- _EXERCISE_: Retype the opening lines of the listing below, ending with the line that contains "No. of HCPs", and leave out any pictures.

# START OF DATA LINES

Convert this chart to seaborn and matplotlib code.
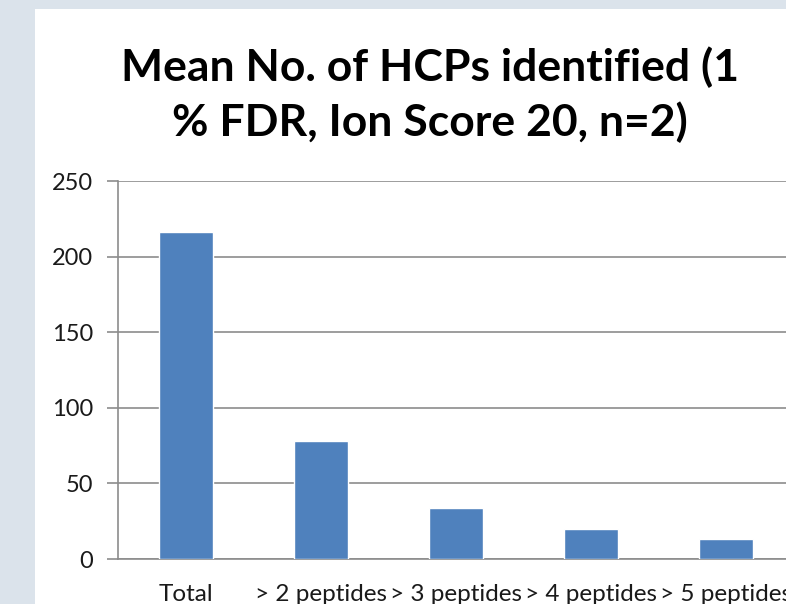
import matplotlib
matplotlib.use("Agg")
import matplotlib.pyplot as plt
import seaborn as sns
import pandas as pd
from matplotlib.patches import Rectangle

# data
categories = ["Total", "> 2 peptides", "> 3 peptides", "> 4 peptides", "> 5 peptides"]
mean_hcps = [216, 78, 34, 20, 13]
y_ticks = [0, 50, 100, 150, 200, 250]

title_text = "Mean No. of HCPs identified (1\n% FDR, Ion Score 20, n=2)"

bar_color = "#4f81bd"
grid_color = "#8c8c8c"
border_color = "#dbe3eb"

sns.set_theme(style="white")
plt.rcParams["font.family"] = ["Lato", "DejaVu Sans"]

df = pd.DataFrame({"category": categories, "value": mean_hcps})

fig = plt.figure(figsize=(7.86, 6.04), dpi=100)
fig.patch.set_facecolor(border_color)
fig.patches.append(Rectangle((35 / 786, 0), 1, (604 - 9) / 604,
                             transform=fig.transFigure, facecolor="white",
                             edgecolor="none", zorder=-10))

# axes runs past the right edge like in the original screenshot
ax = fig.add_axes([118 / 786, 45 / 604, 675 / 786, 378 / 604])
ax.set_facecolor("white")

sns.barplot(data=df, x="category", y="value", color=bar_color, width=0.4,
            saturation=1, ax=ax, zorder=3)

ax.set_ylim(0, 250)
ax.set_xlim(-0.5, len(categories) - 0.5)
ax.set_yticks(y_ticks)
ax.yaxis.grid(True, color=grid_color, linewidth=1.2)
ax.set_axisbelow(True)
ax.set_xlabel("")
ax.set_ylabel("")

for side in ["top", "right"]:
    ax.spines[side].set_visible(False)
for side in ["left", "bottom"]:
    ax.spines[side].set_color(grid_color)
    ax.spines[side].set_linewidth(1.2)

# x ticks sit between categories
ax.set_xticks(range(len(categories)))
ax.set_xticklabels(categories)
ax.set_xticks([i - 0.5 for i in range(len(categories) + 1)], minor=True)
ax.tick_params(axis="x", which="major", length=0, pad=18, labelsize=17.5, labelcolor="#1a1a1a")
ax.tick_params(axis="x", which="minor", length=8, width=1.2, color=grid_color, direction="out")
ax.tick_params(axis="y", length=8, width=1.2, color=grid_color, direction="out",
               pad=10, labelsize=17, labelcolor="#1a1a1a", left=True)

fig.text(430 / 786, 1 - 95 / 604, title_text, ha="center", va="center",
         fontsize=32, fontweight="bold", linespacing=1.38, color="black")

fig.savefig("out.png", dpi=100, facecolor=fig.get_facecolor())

# END OF DATA LINES

- _EXERCISE SOLUTION_:
Convert this chart to seaborn and matplotlib code.
import matplotlib
matplotlib.use("Agg")
import matplotlib.pyplot as plt
import seaborn as sns
import pandas as pd
from matplotlib.patches import Rectangle

# data
categories = ["Total", "> 2 peptides", "> 3 peptides", "> 4 peptides", "> 5 peptides"]
mean_hcps = [216, 78, 34, 20, 13]
y_ticks = [0, 50, 100, 150, 200, 250]

title_text = "Mean No. of HCPs identified (1\n% FDR, Ion Score 20, n=2)"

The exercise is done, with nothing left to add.